Ряд западных историков считают, что кальвинистские совесть и чувство справедливости все-таки пробудились у голландцев, когда колониальный чиновник Деккер опубликовал в 1860 году новеллу «Макс Хавелаар, или Кофейный аукцион Датской торговой компании». Как очевидец, этот либерал, взявший псевдоним Мултатули (Многострадалец), но жалея черных красок, расписал все мерзости голландского колониализма. Его книга действительно наделала много шума в Амстердаме. Обыватели охали и ахали по поводу бесчеловечности колониального режима, жалели бедных туземцев. «Засовестившиеся» правящие круги изобрели так называемую этическую политику, с помощью которой они намеревались «очеловечить» облик колониализма. Королева Вильгемина в 1901 году в тронной речи заявила, что голландцы, как «представители христианской державы, обязаны помнить о нравственной миссии по отношению к туземному населению».

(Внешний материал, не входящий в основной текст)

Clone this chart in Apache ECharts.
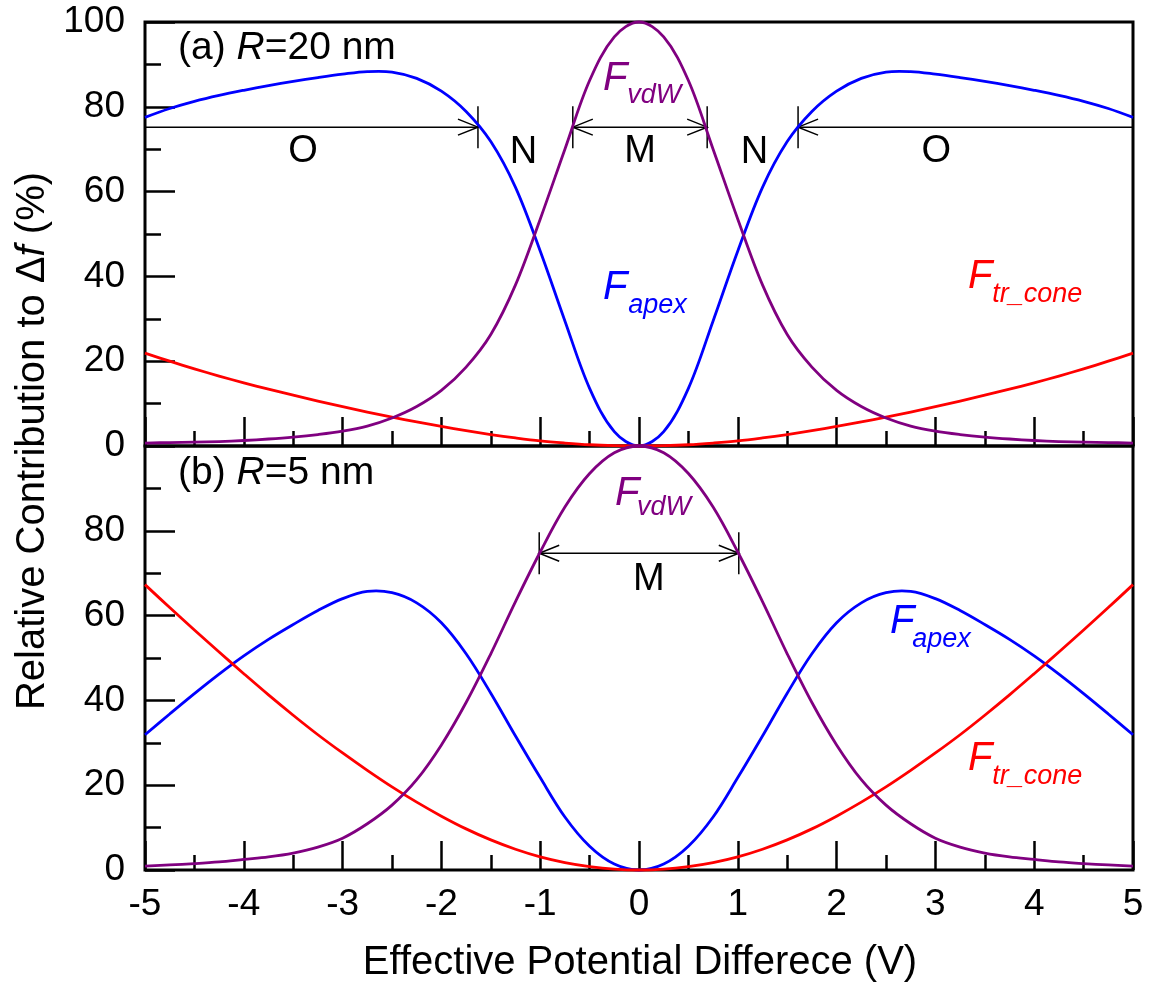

Однако этот поворот вовсе не означал, что в зажиревшей метрополии пожалели обреченных на голодную смерть индонезийцев. Просто опирающаяся на феодальную эксплуатацию система выжимания соков из низведенных до скотского состояния людей уже не давала прибылей. Дальнейшее ужесточение подневольного труда привело бы к вымиранию населения. А с мертвых не возьмешь и гроша.

В Нидерландскую Индию рвался со своим капиталом частный предприниматель, который видел другие, более совершенные и продуктивные методы ограбления колонии. Буржуазия видела в ней не только источник экспортных культур, но и кладовую ценнейшего минерального сырья, фабрику первичной обработки сельскохозяйственной продукции, рынок сбыта потребительских товаров.